### Stated problem
Retype, exactly as they stand, the lines from the start of the data to the line that contains "from matplotlib.patches import Polygon", both ends included. Leave the pictures out.
==========
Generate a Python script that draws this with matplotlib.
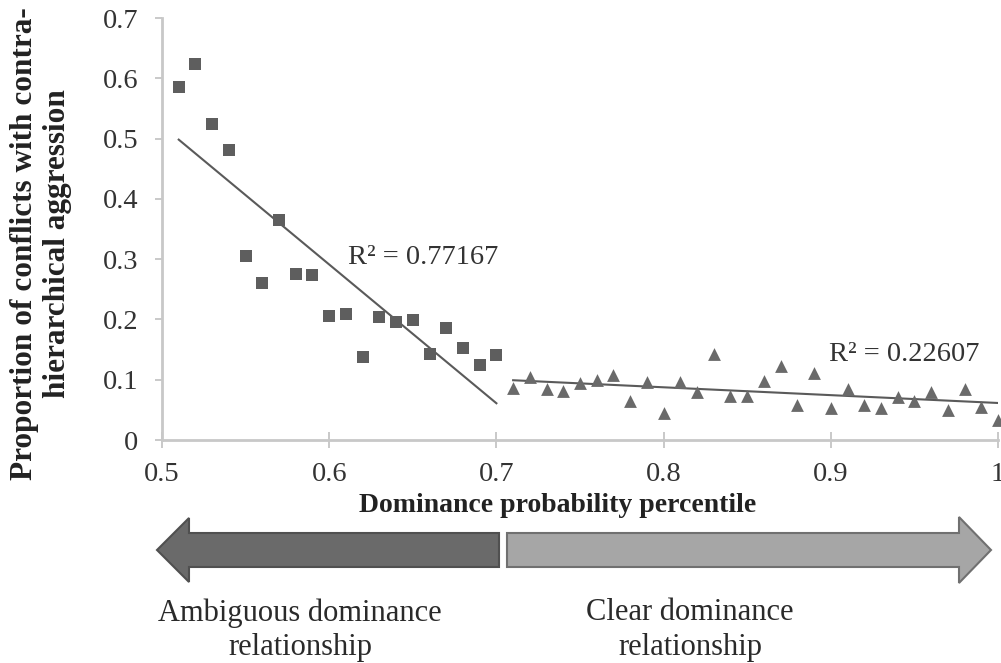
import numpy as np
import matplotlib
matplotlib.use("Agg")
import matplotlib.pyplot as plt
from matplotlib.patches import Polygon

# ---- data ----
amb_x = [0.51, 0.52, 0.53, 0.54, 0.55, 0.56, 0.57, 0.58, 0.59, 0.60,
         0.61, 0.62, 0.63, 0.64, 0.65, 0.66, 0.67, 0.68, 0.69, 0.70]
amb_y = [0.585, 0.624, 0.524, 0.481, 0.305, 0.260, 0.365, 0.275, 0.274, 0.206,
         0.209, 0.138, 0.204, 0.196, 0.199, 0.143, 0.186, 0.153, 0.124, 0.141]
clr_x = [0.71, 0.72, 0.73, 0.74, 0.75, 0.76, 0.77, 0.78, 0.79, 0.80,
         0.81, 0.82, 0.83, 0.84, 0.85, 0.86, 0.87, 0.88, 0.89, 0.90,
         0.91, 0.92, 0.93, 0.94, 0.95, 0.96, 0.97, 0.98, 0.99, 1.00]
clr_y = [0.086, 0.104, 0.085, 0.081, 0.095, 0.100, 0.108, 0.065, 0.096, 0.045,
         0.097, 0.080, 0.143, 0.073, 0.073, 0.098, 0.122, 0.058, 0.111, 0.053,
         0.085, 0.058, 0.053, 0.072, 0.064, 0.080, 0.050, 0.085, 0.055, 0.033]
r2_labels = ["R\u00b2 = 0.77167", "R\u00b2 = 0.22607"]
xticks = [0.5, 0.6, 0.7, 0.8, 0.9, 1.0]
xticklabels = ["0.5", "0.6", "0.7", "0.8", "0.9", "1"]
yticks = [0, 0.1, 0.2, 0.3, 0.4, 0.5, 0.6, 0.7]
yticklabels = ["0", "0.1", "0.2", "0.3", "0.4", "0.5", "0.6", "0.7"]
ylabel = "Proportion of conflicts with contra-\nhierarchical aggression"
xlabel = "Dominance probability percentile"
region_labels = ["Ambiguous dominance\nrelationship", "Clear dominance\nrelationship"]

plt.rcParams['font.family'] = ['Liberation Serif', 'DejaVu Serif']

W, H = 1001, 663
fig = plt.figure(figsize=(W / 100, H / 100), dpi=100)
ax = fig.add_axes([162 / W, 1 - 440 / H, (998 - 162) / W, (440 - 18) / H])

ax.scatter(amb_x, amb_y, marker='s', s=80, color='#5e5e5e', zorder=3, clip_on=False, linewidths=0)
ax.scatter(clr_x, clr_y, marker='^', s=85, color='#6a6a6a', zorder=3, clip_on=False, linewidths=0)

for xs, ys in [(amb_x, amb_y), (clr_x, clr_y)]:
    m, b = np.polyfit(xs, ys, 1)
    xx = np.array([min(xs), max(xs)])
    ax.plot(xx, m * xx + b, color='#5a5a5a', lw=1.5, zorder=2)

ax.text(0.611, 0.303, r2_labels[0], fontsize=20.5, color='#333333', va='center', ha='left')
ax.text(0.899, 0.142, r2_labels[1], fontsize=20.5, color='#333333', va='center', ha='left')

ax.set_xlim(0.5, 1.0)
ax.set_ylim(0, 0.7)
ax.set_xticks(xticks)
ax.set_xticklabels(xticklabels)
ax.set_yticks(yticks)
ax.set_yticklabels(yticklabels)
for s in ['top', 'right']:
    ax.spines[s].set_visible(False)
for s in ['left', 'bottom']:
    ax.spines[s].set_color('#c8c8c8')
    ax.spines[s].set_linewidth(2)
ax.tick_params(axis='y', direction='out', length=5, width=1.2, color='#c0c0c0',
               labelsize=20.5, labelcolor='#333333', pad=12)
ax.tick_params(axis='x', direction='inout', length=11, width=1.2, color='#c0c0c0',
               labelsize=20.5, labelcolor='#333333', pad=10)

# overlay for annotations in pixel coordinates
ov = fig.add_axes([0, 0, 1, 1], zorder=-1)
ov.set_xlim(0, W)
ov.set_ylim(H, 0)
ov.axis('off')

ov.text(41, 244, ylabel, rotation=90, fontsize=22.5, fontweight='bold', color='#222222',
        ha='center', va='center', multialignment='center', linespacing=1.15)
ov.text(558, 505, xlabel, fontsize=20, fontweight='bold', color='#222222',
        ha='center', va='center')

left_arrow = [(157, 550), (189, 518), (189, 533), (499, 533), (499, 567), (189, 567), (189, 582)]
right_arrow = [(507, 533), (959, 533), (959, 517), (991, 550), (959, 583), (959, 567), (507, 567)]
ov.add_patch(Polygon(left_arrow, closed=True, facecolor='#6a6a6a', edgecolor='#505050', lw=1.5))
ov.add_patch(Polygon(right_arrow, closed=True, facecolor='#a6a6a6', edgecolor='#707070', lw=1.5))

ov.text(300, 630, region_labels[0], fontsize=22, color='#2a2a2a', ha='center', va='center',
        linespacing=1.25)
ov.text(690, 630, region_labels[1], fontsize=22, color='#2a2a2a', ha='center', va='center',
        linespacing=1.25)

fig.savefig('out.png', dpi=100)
==========
### Task output
Generate a Python script that draws this with matplotlib.
import numpy as np
import matplotlib
matplotlib.use("Agg")
import matplotlib.pyplot as plt
from matplotlib.patches import Polygon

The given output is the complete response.